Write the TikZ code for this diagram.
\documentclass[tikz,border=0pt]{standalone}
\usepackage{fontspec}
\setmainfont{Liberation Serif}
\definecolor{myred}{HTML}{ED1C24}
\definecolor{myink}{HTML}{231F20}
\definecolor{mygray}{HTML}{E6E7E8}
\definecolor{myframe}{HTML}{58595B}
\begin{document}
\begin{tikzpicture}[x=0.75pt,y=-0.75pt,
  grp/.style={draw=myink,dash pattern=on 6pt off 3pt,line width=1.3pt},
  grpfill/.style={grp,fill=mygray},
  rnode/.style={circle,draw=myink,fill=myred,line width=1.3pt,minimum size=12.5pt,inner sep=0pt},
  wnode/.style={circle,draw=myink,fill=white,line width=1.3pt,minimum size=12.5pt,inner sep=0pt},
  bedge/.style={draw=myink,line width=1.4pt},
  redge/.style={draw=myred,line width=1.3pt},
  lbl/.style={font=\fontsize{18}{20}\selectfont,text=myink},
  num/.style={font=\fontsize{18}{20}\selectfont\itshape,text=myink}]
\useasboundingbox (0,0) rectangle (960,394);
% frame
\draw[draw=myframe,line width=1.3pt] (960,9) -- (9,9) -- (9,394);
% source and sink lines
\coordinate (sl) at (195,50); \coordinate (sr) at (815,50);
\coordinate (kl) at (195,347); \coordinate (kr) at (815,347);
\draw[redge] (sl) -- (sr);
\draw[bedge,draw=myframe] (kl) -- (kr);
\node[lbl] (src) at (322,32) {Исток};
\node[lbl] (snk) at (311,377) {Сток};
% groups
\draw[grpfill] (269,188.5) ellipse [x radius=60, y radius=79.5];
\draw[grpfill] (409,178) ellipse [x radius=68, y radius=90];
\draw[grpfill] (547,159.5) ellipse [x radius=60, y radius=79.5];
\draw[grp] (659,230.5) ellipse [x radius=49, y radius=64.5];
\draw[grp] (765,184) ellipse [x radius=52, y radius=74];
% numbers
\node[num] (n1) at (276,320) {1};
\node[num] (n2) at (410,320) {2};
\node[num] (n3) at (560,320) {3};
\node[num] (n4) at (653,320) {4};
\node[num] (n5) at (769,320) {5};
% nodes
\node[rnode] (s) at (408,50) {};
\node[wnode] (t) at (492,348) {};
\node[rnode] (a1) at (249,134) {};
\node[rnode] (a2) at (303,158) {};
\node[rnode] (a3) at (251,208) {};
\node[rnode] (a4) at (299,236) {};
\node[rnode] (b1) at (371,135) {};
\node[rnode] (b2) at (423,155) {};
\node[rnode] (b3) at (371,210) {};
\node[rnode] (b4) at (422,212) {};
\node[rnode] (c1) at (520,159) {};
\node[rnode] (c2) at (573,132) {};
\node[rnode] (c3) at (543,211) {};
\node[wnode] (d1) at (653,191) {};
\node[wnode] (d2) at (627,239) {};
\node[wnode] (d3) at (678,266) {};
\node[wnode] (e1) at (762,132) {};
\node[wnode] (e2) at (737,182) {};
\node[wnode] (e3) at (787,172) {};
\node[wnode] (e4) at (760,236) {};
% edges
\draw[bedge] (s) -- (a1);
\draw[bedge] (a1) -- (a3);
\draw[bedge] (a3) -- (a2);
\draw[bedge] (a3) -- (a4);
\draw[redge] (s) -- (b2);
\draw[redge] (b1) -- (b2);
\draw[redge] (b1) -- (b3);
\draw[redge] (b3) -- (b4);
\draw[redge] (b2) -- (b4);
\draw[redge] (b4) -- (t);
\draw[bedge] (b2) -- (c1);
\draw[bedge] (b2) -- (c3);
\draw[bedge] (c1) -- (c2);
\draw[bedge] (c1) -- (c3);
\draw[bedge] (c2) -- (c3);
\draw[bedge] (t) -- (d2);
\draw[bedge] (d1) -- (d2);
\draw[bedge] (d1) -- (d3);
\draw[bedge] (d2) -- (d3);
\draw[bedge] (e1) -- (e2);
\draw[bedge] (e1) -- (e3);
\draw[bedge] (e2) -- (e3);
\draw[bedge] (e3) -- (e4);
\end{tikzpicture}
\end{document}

WHAT THE TASK ASKS: Return the material exactly as it stands.

EXPECTED ANSWER:
Write the TikZ code for this diagram.
\documentclass[tikz,border=0pt]{standalone}
\usepackage{fontspec}
\setmainfont{Liberation Serif}
\definecolor{myred}{HTML}{ED1C24}
\definecolor{myink}{HTML}{231F20}
\definecolor{mygray}{HTML}{E6E7E8}
\definecolor{myframe}{HTML}{58595B}
\begin{document}
\begin{tikzpicture}[x=0.75pt,y=-0.75pt,
  grp/.style={draw=myink,dash pattern=on 6pt off 3pt,line width=1.3pt},
  grpfill/.style={grp,fill=mygray},
  rnode/.style={circle,draw=myink,fill=myred,line width=1.3pt,minimum size=12.5pt,inner sep=0pt},
  wnode/.style={circle,draw=myink,fill=white,line width=1.3pt,minimum size=12.5pt,inner sep=0pt},
  bedge/.style={draw=myink,line width=1.4pt},
  redge/.style={draw=myred,line width=1.3pt},
  lbl/.style={font=\fontsize{18}{20}\selectfont,text=myink},
  num/.style={font=\fontsize{18}{20}\selectfont\itshape,text=myink}]
\useasboundingbox (0,0) rectangle (960,394);
% frame
\draw[draw=myframe,line width=1.3pt] (960,9) -- (9,9) -- (9,394);
% source and sink lines
\coordinate (sl) at (195,50); \coordinate (sr) at (815,50);
\coordinate (kl) at (195,347); \coordinate (kr) at (815,347);
\draw[redge] (sl) -- (sr);
\draw[bedge,draw=myframe] (kl) -- (kr);
\node[lbl] (src) at (322,32) {Исток};
\node[lbl] (snk) at (311,377) {Сток};
% groups
\draw[grpfill] (269,188.5) ellipse [x radius=60, y radius=79.5];
\draw[grpfill] (409,178) ellipse [x radius=68, y radius=90];
\draw[grpfill] (547,159.5) ellipse [x radius=60, y radius=79.5];
\draw[grp] (659,230.5) ellipse [x radius=49, y radius=64.5];
\draw[grp] (765,184) ellipse [x radius=52, y radius=74];
% numbers
\node[num] (n1) at (276,320) {1};
\node[num] (n2) at (410,320) {2};
\node[num] (n3) at (560,320) {3};
\node[num] (n4) at (653,320) {4};
\node[num] (n5) at (769,320) {5};
% nodes
\node[rnode] (s) at (408,50) {};
\node[wnode] (t) at (492,348) {};
\node[rnode] (a1) at (249,134) {};
\node[rnode] (a2) at (303,158) {};
\node[rnode] (a3) at (251,208) {};
\node[rnode] (a4) at (299,236) {};
\node[rnode] (b1) at (371,135) {};
\node[rnode] (b2) at (423,155) {};
\node[rnode] (b3) at (371,210) {};
\node[rnode] (b4) at (422,212) {};
\node[rnode] (c1) at (520,159) {};
\node[rnode] (c2) at (573,132) {};
\node[rnode] (c3) at (543,211) {};
\node[wnode] (d1) at (653,191) {};
\node[wnode] (d2) at (627,239) {};
\node[wnode] (d3) at (678,266) {};
\node[wnode] (e1) at (762,132) {};
\node[wnode] (e2) at (737,182) {};
\node[wnode] (e3) at (787,172) {};
\node[wnode] (e4) at (760,236) {};
% edges
\draw[bedge] (s) -- (a1);
\draw[bedge] (a1) -- (a3);
\draw[bedge] (a3) -- (a2);
\draw[bedge] (a3) -- (a4);
\draw[redge] (s) -- (b2);
\draw[redge] (b1) -- (b2);
\draw[redge] (b1) -- (b3);
\draw[redge] (b3) -- (b4);
\draw[redge] (b2) -- (b4);
\draw[redge] (b4) -- (t);
\draw[bedge] (b2) -- (c1);
\draw[bedge] (b2) -- (c3);
\draw[bedge] (c1) -- (c2);
\draw[bedge] (c1) -- (c3);
\draw[bedge] (c2) -- (c3);
\draw[bedge] (t) -- (d2);
\draw[bedge] (d1) -- (d2);
\draw[bedge] (d1) -- (d3);
\draw[bedge] (d2) -- (d3);
\draw[bedge] (e1) -- (e2);
\draw[bedge] (e1) -- (e3);
\draw[bedge] (e2) -- (e3);
\draw[bedge] (e3) -- (e4);
\end{tikzpicture}
\end{document}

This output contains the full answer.